Although the MDGs do provide some coherence to the fragmented international development industry, the rules by which they are implemented and monitored need to be reformed. In particular, the MDG effort would do well to embrace private aid donors.
Currently, private sector participants are relegated to the fringes of the international regime that supports the MDGs. At the high-level UN event, official roundtable discussions will include speakers drawn from civil society, and several so-called “partnership events” hosted by private development players, such as the Gates Foundation, will convene in parallel to the official proceedings. But when it comes to overseeing the implementation of the MDGs at the country level, these players are left out. While international and domestic philanthropies and NGOs now deliver a larger and larger share of total development aid, they are rarely included in development policy-planning meetings that are usually reserved for ministers and official aid agency representatives.
Nor will the private sector be formally represented at the Doha Conference in December to review the implementation of the Monterrey Consensus. The Doha Review will address, among other things, how to strengthen the role of the World Bank and IMF. Those two institutions disbursed $24 billion in development assistance in 2006. In the same year, US foundations, charities and philanthropies alone gave $34 billion to international causes.
Recipient countries and international organizations alike must develop formal mechanisms to include private sector actors in the development-policy making process. In turn, a seat at the policymaking table could help private players become more accountable.
In exchange for greater involvement in the country-level MDG efforts, private sector actors should develop ways to make their activities more transparent. For example, private aid players could systematically report “to where” and “for what sectors” they disburse their resources to a centralized system. Currently, this type of information is unavailable, making efforts to coordinate and harmonize development activities difficult. NGOs, charities, and foundations could also be among the rotating participants in official donor peer-reviews that occur within the OECD system.

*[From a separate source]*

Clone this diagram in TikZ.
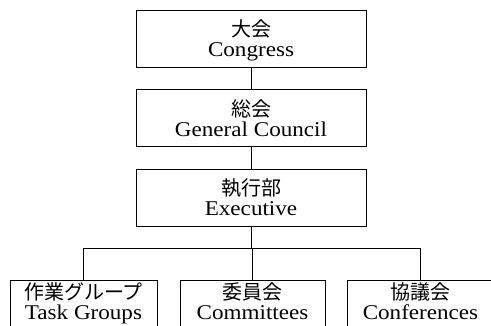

Greater cooperation among private and official players in the MDG regime would demonstrate how the development community’s newer, fast-expanding players can contribute to progress on the MDGs, both in terms of implementation and monitoring. It would also increase the information available to poor countries about the multiple channels of assistance now available to them. If recipients could freely choose which aid is channeled through official projects or NGO providers based on this information, a healthy quasi-competition among aid donors might ensue.
Rather than focus on the shortcomings of the MDGs, the fledgling cooperation we will see in New York should be considered an opportunity for longer-term participation by new aid players.